Sudah saatnya para penguasa, tokoh masyarakat dan anggota dewan (minimal DPRD) memperjuangkan lahirnya perda (peraturan daerah) yang melarang hidup seatap tanpa ikatan nikah, melahirkan aturan yang ketat bagi pengelola rumah kos-kosan ataupun kontrakan, sehingga praktik kumupl kebo alias perzinaan dapat diberantas tuntas. Di samping itu razia-razia dan penggerebekan dari pihak yang berwenang perlu diintensipkan dan digiatkan lagi, agar praktek kumpul kebo dan zina serta kejahatan lainnya yang bersarang di kos-kosan di mana-mana itu dapat disapu bersih. Sehingga masyarakat hidup dalam ketenangan dan damai.

            Jika kita melihat pergaulan antara remaja Indonesia dengan Ngeraa Barat sangat amat berbeda. Bila bangsa kita meniru adat buruk mereka maka tidak heran jika nanti para remaja Indonesia akan menjadi remaja yang tidak bermoral bahkan tidak memiliki agama. Bagaimana tidak, melihat keadaan sekarang saja banyak yang berstatus memiliki keyakinan pribadi di KTP masing-masing. Tetapi akhlak dan perkataan bagaikan tidak memiliki keyakinan tersebut. Padahal keyakinan manapun tidak ada yang mengajarkan demikian.

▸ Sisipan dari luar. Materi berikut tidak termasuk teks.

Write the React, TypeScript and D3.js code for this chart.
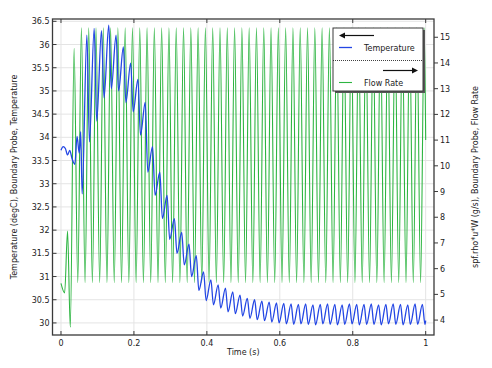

Tindakan waspada bukan hanya oleh Pemerintah saja, namun orangtua atau orang-orang terdekat remaja tersebut. Siapa lagi yanga akan mulai membina selain orang terdekat. Kemudian setelah itu baru diberikan pertolongan oleh Pemerintah daerah dan pusat. Mungkin dengan cara tidak memeberikan izin pada stasiun televisi yang akan menayangkan hal-hal yang tidak beretika, menertibkan berbagai kost disekitar kampus secara ketat, memberikan tim keamanan disetiap kawasan yang dianggap ramai dan rawan untuk terjadinya hal buruk tersebut.